ABC News has the learned that on Thursday the U.S. Department of Agriculture will announce that starting this fall, schools will be able to choose whether or not they buy hamburger that contains lean finely textured beef known as “pink slime.”
“It kind of looks like play dough,” said Kit Foshee, who, until 2001, was a corporate quality assurance manager at Beef Products Inc., the company that makes “pink slime.” “It’s pink and frozen, it’s not what the typical person would consider meat.”
J. Patrick Boyle, president of the American Meat Institute, defended the practice as a way to safely use what otherwise would be wasted: “BLBT (Boneless Lean Beef Trimmings) is a sustainable product because it recovers lean meat that would otherwise be wasted,” he said in a statement.
However, the substance, critics said, is more like gelatin than meat, and before BPI found a way to use it by disinfecting the trimmings with ammonia, it was sold only to dog food or cooking oil suppliers.

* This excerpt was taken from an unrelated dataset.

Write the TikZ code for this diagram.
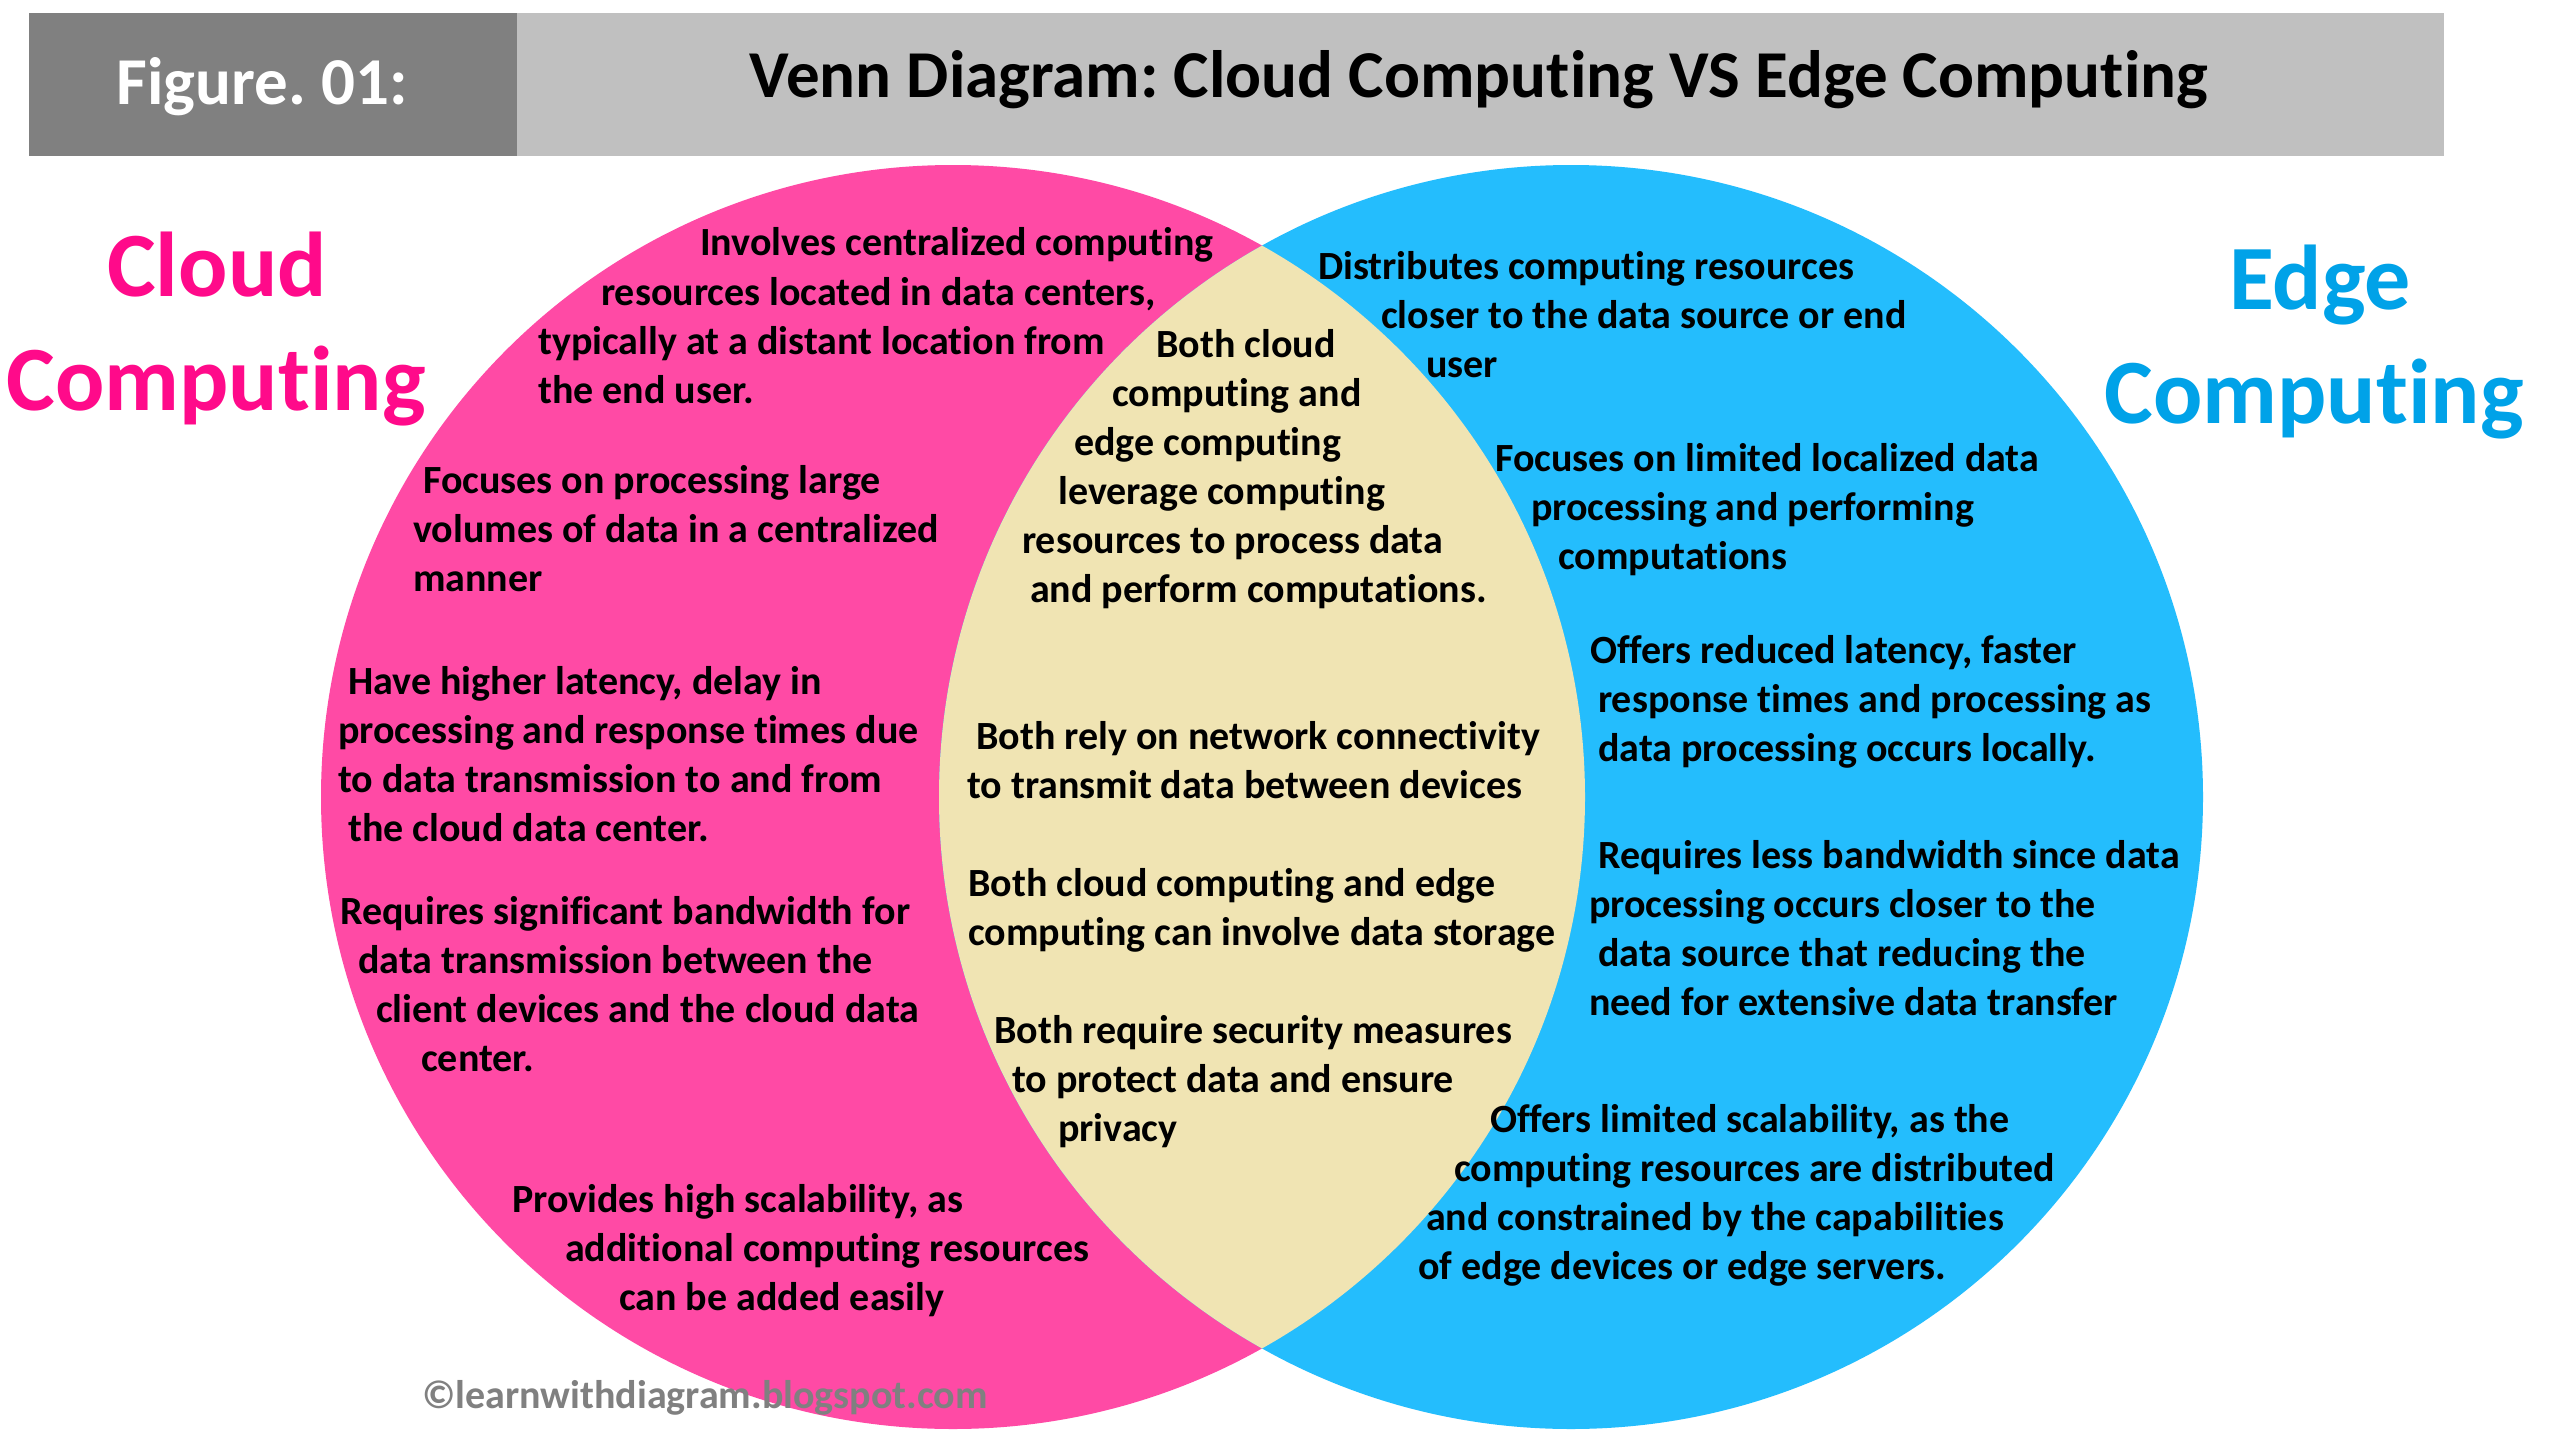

But Boyle said, “The beef trimmings that are used to make BLBT are absolutely edible” and Janet Riley, senior vice president of public affairs for AMI, said there was no reason to label beef that contains “pink slime.”
The low-grade trimmings come from the parts of the cow most susceptible to contamination, often close to the hide, which is highly exposed to fecal matter. But because the treatment of the trimmings – simmering them in low heat, separating fat and tissue using a centrifuge and spraying them with ammonia gas to kill germs – the United States Department of Agriculture says it’s safe to eat.